Work required. Starting at the first line of the entries below, restate each line exactly until you reach the line with "ratings = [6.5, 7.0, 7.5, 8.0, 8.5, 9.0, 9.5, 10.0]", and print that one too. Leave the pictures out and stop there.

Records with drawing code
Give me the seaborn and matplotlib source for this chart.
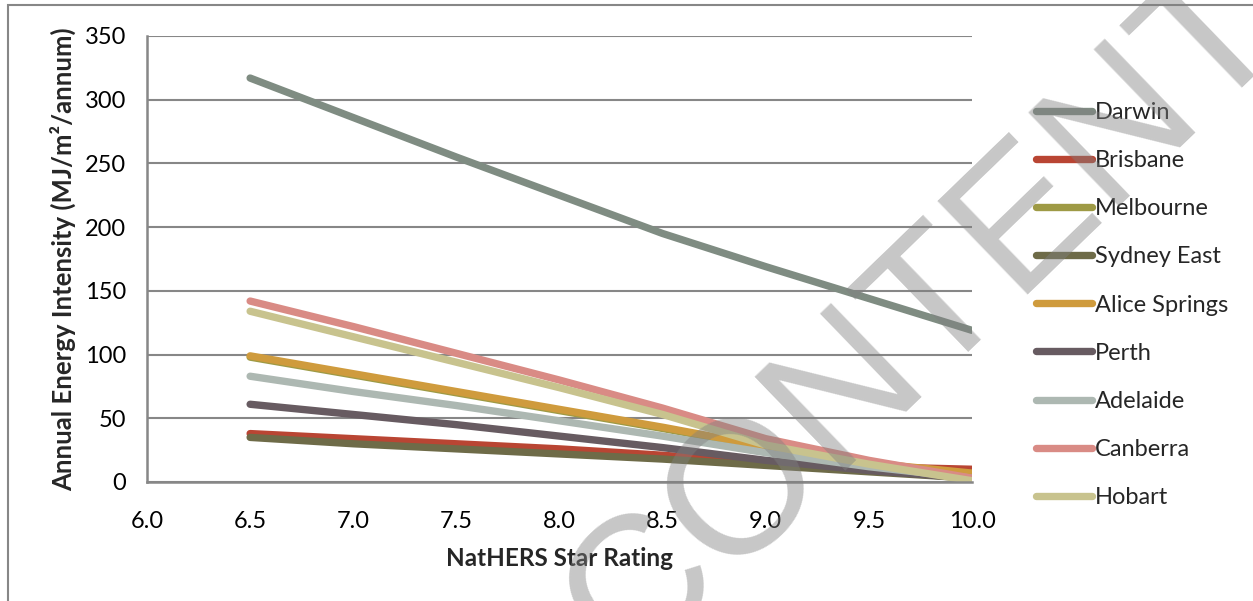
import numpy as np
import pandas as pd
import matplotlib
matplotlib.use("Agg")
import matplotlib.pyplot as plt
import matplotlib.patches as mpatches
import seaborn as sns

# ---------------- Data ----------------
ratings = [6.5, 7.0, 7.5, 8.0, 8.5, 9.0, 9.5, 10.0]

cities = ["Darwin", "Brisbane", "Melbourne", "Sydney East", "Alice Springs",
          "Perth", "Adelaide", "Canberra", "Hobart"]

darwin = [317, 286, 255, 225, 195, 169, 144, 119]
brisbane = [38, 34, 30, 26, 21, 15, 12, 10]
melbourne = [98, 84, 70, 56, 42, 27, 14, 6]
sydney_east = [35, 30, 26, 22, 18, 13, 8, 3]
alice_springs = [99, 85, 71, 57, 43, 28, 15, 7]
perth = [61, 53, 45, 36, 27, 17, 9, 3]
adelaide = [83, 71, 60, 48, 36, 23, 12, 3]
canberra = [142, 122, 101, 80, 58, 34, 17, 3]
hobart = [134, 114, 94, 74, 53, 29, 14, 1]

colours = ["#7f8c82", "#b94533", "#9e9a45", "#6e6b48", "#cf9b3d",
           "#675b61", "#adb8b2", "#d98b85", "#c8c38e"]

series = [darwin, brisbane, melbourne, sydney_east, alice_springs,
          perth, adelaide, canberra, hobart]

df = pd.DataFrame({
    "Rating": np.tile(ratings, len(cities)),
    "Intensity": np.concatenate(series),
    "City": np.repeat(cities, len(ratings)),
})

# ---------------- Style ----------------
sns.set_theme(style="white")
plt.rcParams["font.family"] = ["Lato", "DejaVu Sans"]
grey = "#878787"
lw = 5.3

fig = plt.figure(figsize=(12.53, 6.01), dpi=100)
ax = fig.add_axes([147 / 1253, 1 - 482 / 601, (972 - 147) / 1253, (482 - 36) / 601])

sns.lineplot(
    data=df,
    x="Rating",
    y="Intensity",
    hue="City",
    hue_order=cities,
    palette=dict(zip(cities, colours)),
    linewidth=lw,
    solid_capstyle="round",
    ax=ax,
    legend=True,
)

ax.set_xlim(6.0, 10.0)
ax.set_ylim(0, 350)
ax.set_xticks(np.arange(6.0, 10.01, 0.5))
ax.set_xticklabels([f"{v:.1f}" for v in np.arange(6.0, 10.01, 0.5)])
ax.set_yticks(np.arange(0, 351, 50))

ax.grid(axis="y", color=grey, linewidth=1.5)
ax.grid(axis="x", visible=False)
ax.set_axisbelow(True)

for side in ["top", "right"]:
    ax.spines[side].set_visible(False)
for side in ["left", "bottom"]:
    ax.spines[side].set_color(grey)
    ax.spines[side].set_linewidth(1.8)

ax.tick_params(axis="both", colors=grey, labelcolor="black", labelsize=17,
               length=6, width=1.8, direction="out")
ax.tick_params(axis="x", pad=15)
ax.tick_params(axis="y", pad=9)

ax.set_xlabel("NatHERS Star Rating", fontsize=17.5, fontweight="bold", labelpad=11)
ax.set_ylabel("Annual Energy Intensity (MJ/m²/annum)", fontsize=18.5,
              fontweight="bold", labelpad=6)

handles, labels = ax.get_legend_handles_labels()
ax.legend(
    handles, labels,
    loc="center left",
    bbox_to_anchor=(1036 / 1253, 1 - 305 / 601),
    bbox_transform=fig.transFigure,
    frameon=False,
    fontsize=17,
    handlelength=2.37,
    handletextpad=0.12,
    labelspacing=1.15,
    borderpad=0,
    borderaxespad=0,
)
for line in ax.get_legend().get_lines():
    line.set_linewidth(lw)
    line.set_solid_capstyle("round")

# chart border (cropped at right / bottom)
fig.add_artist(mpatches.Rectangle(
    (8 / 1253, -0.05), 1.1, 1.05 - 5 / 601,
    transform=fig.transFigure, fill=False, edgecolor=grey, linewidth=1.5))

# watermark
fig.text(958 / 1253, 1 - 353 / 601, "CONTENT", fontsize=137,
         family="Liberation Sans", color="#808080", alpha=0.44,
         rotation=44, ha="center", va="baseline", rotation_mode="anchor", zorder=10)

fig.savefig("out.png", dpi=100)
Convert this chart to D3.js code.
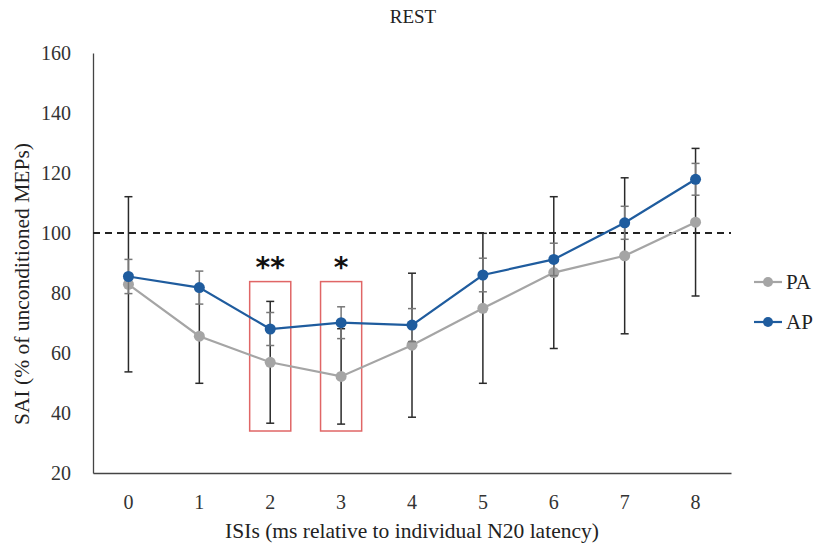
<!DOCTYPE html>
<html>
<head>
<meta charset="utf-8">
<script src="https://cdn.jsdelivr.net/npm/d3@7"></script>
<style>
  body { margin: 0; background: #fff; }
</style>
</head>
<body>
<div id="chart"></div>
<script>
const isis = ["0", "1", "2", "3", "4", "5", "6", "7", "8"];
const paMean = [82.9, 65.6, 56.9, 52.2, 62.6, 74.9, 86.8, 92.4, 103.6];
const paErr = [29.2, 15.7, 20.3, 15.9, 24.0, 25.0, 25.3, 26.0, 24.6];
const apMean = [85.5, 81.8, 68.0, 70.1, 69.3, 86.0, 91.2, 103.4, 117.9];
const apErr = [5.7, 5.5, 5.5, 5.3, 5.5, 5.6, 5.4, 5.5, 5.3];
const yTicks = [20, 40, 60, 80, 100, 120, 140, 160];
const signif = [{isi: "2", mark: "**"}, {isi: "3", mark: "*"}];

const SERIF = "'Liberation Serif', 'DejaVu Serif', serif";

var width = 827,
    height = 546;

var svg = d3.select("#chart").append("svg")
    .attr("width", width)
    .attr("height", height);

const x = d3.scaleBand().domain(isis).range([93, 731]);
const y = d3.scaleLinear().domain([20, 160]).range([473, 53]);
const cx = d => x(d) + x.bandwidth() / 2;

// y axis
const yAxis = svg.append("g")
    .attr("transform", "translate(93,0)")
    .call(d3.axisLeft(y).tickValues(yTicks).tickSize(0).tickPadding(22));
yAxis.select(".domain").attr("stroke", "#444").attr("stroke-width", 1.3);
yAxis.selectAll("text")
    .style("font-family", SERIF).style("font-size", "20px").attr("fill", "#333");

// x axis
const xAxis = svg.append("g")
    .attr("transform", "translate(0,473)")
    .call(d3.axisBottom(x).tickSize(0).tickPadding(22));
xAxis.select(".domain").attr("stroke", "#444").attr("stroke-width", 1.3);
xAxis.selectAll("text")
    .style("font-family", SERIF).style("font-size", "20px").attr("fill", "#333");

// reference line at 100
svg.append("line")
    .attr("x1", 93).attr("x2", 731)
    .attr("y1", y(100)).attr("y2", y(100))
    .attr("stroke", "#222")
    .attr("stroke-width", 1.8)
    .attr("stroke-dasharray", "7,5");

// titles
svg.append("text")
    .attr("x", 413).attr("y", 23)
    .attr("text-anchor", "middle")
    .style("font-family", SERIF)
    .style("font-size", "19px")
    .attr("fill", "#222")
    .text("REST");

svg.append("text")
    .attr("x", 412).attr("y", 538)
    .attr("text-anchor", "middle")
    .style("font-family", SERIF)
    .style("font-size", "21.5px")
    .attr("fill", "#222")
    .text("ISIs (ms relative to individual N20 latency)");

svg.append("text")
    .attr("transform", "translate(29,284) rotate(-90)")
    .attr("text-anchor", "middle")
    .style("font-family", SERIF)
    .style("font-size", "21.5px")
    .attr("fill", "#222")
    .text("SAI (% of unconditioned MEPs)");

// significance boxes
const boxHalf = x.bandwidth() * 0.29;
svg.append("g")
  .selectAll("rect")
  .data(signif)
  .join("rect")
    .attr("x", d => cx(d.isi) - boxHalf)
    .attr("width", boxHalf * 2)
    .attr("y", y(83.8))
    .attr("height", y(34) - y(83.8))
    .attr("fill", "none")
    .attr("stroke", "#e06666")
    .attr("stroke-width", 1.5);

svg.append("g")
  .selectAll("text")
  .data(signif)
  .join("text")
    .attr("x", d => cx(d.isi))
    .attr("y", y(83.8) - 5)
    .attr("text-anchor", "middle")
    .style("font-family", "'DejaVu Sans', sans-serif")
    .style("font-size", "28px")
    .style("font-weight", "bold")
    .attr("fill", "#111")
    .text(d => d.mark);

function series(mean, err, barColor) {
  const pts = isis.map((k, i) => ({k: k, m: mean[i], e: err[i]}));
  const g = svg.append("g");
  // error bars
  const eb = g.append("g").attr("stroke", barColor).attr("stroke-width", 1.5);
  eb.selectAll("line.v").data(pts).join("line").attr("class", "v")
      .attr("x1", d => cx(d.k)).attr("x2", d => cx(d.k))
      .attr("y1", d => y(d.m + d.e)).attr("y2", d => y(d.m - d.e));
  eb.selectAll("line.t").data(pts).join("line").attr("class", "t")
      .attr("x1", d => cx(d.k) - 4).attr("x2", d => cx(d.k) + 4)
      .attr("y1", d => y(d.m + d.e)).attr("y2", d => y(d.m + d.e));
  eb.selectAll("line.b").data(pts).join("line").attr("class", "b")
      .attr("x1", d => cx(d.k) - 4).attr("x2", d => cx(d.k) + 4)
      .attr("y1", d => y(d.m - d.e)).attr("y2", d => y(d.m - d.e));
  return {g: g, pts: pts};
}

function drawLine(s, color) {
  s.g.append("path")
      .datum(s.pts)
      .attr("fill", "none")
      .attr("stroke", color)
      .attr("stroke-width", 2.2)
      .attr("d", d3.line().x(d => cx(d.k)).y(d => y(d.m)));
  s.g.selectAll("circle").data(s.pts).join("circle")
      .attr("cx", d => cx(d.k)).attr("cy", d => y(d.m))
      .attr("r", 5.5)
      .attr("fill", color);
}

const pa = series(paMean, paErr, "#2a2a2a");
const ap = series(apMean, apErr, "#777");
drawLine(pa, "#a5a5a5");
drawLine(ap, "#1f5c9e");

// legend
const legend = [{name: "PA", color: "#a5a5a5"}, {name: "AP", color: "#1f5c9e"}];
const lg = svg.append("g").selectAll("g").data(legend).join("g")
    .attr("transform", (d, i) => `translate(754,${282 + i * 40})`);
lg.append("line").attr("x1", 0).attr("x2", 28)
    .attr("stroke", d => d.color).attr("stroke-width", 2.2);
lg.append("circle").attr("cx", 14).attr("r", 5).attr("fill", d => d.color);
lg.append("text").attr("x", 32).attr("y", 7)
    .style("font-family", SERIF)
    .style("font-size", "21px")
    .attr("fill", "#222")
    .text(d => d.name);
</script>
</body>
</html>
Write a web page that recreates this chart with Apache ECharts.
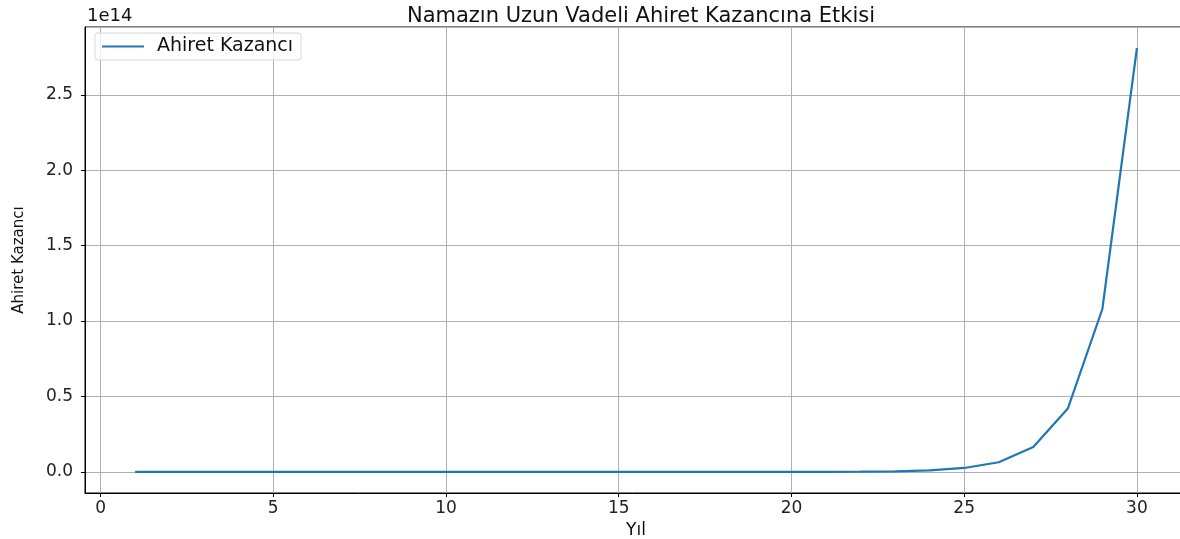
<!DOCTYPE html>
<html>
<head>
<meta charset="utf-8">
<script src="https://cdn.jsdelivr.net/npm/echarts@6/dist/echarts.min.js"></script>
<style>html,body{margin:0;padding:0;background:#fff;}#c{width:1180px;height:539px;}</style>
</head>
<body>
<div id="c"></div>
<script>
const years = [1,2,3,4,5,6,7,8,9,10,11,12,13,14,15,16,17,18,19,20,21,22,23,24,25,26,27,28,29,30];
const ahiretKazanci = [2.8e2,7.2e2,1.9e3,4.9e3,1.3e4,3.3e4,8.5e4,2.2e5,5.8e5,1.5e6,3.9e6,1.0e7,2.6e7,6.8e7,1.8e8,4.6e8,1.2e9,3.1e9,8.0e9,2.1e10,5.4e10,1.4e11,3.6e11,9.5e11,2.6e12,6.4e12,1.65e13,4.2e13,1.08e14,2.81e14];
const titleText = 'Namazın Uzun Vadeli Ahiret Kazancına Etkisi';
const seriesName = 'Ahiret Kazancı';
const xName = 'Yıl';
const yName = 'Ahiret Kazancı';
const offsetText = '1e14';

const FONT = 'DejaVu Sans';
const chart = echarts.init(document.getElementById('c'), null, {renderer: 'canvas'});
chart.setOption({
  animation: false,
  backgroundColor: '#fff',
  title: {
    text: titleText, left: 636, top: 1, textAlign: 'center',
    textStyle: {fontFamily: FONT, fontSize: 21, fontWeight: 'normal', color: '#111'}
  },
  legend: {
    data: [{name: seriesName, icon: 'rect'}],
    left: 95, top: 33, orient: 'vertical',
    itemWidth: 42, itemHeight: 2, itemGap: 10,
    padding: [4, 8, 4, 7],
    borderColor: '#d6d6d6', borderWidth: 1, borderRadius: 3, backgroundColor: 'rgba(255,255,255,0.8)',
    textStyle: {fontFamily: FONT, fontSize: 19, color: '#111', padding: [0, 0, 0, 8]}
  },
  grid: {left: 85, top: 27, width: 1102, height: 466, outerBoundsMode: 'none', containLabel: false,
    show: true, borderColor: '#000', borderWidth: 1, backgroundColor: 'transparent'},
  graphic: [{
    type: 'text', left: 87, top: 7,
    style: {text: offsetText, font: '18px "DejaVu Sans"', fill: '#111'}
  }],
  xAxis: {
    type: 'value', min: -0.45, max: 31.45,
    name: xName, nameLocation: 'middle', nameGap: 29,
    nameTextStyle: {fontFamily: FONT, fontSize: 17, color: '#111'},
    axisLine: {show: true, onZero: false, lineStyle: {color: '#000', width: 1}},
    axisTick: {show: true, length: 4, lineStyle: {color: '#000'}},
    axisLabel: {fontFamily: FONT, fontSize: 17, color: '#222', margin: 7, showMinLabel: false, showMaxLabel: false},
    splitLine: {show: true, lineStyle: {color: '#b0b0b0', width: 1}}
  },
  yAxis: {
    type: 'value', min: -1.4e13, max: 2.95e14,
    name: yName, nameLocation: 'middle', nameGap: 58, nameRotate: 90,
    nameTextStyle: {fontFamily: FONT, fontSize: 15, color: '#111'},
    axisLine: {show: true, onZero: false, lineStyle: {color: '#000', width: 1}},
    axisTick: {show: true, length: 4, lineStyle: {color: '#000'}},
    axisLabel: {fontFamily: FONT, fontSize: 17, color: '#222', margin: 12, showMinLabel: false, showMaxLabel: false,
      formatter: v => (v / 1e14).toFixed(1)},
    splitLine: {show: true, lineStyle: {color: '#b0b0b0', width: 1}}
  },
  series: [{
    name: seriesName, type: 'line',
    data: years.map((y, i) => [y, ahiretKazanci[i]]),
    showSymbol: false, symbol: 'none',
    lineStyle: {color: '#1f77b4', width: 2.2},
    itemStyle: {color: '#1f77b4'}
  }]
});
</script>
</body>
</html>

Answer to this task.
Give me the seaborn and matplotlib source for this chart.
import numpy as np
import pandas as pd
import matplotlib
matplotlib.use("Agg")
import matplotlib.pyplot as plt
import matplotlib.patches as mpatches
import seaborn as sns

# ---------------- Data ----------------
ratings = [6.5, 7.0, 7.5, 8.0, 8.5, 9.0, 9.5, 10.0]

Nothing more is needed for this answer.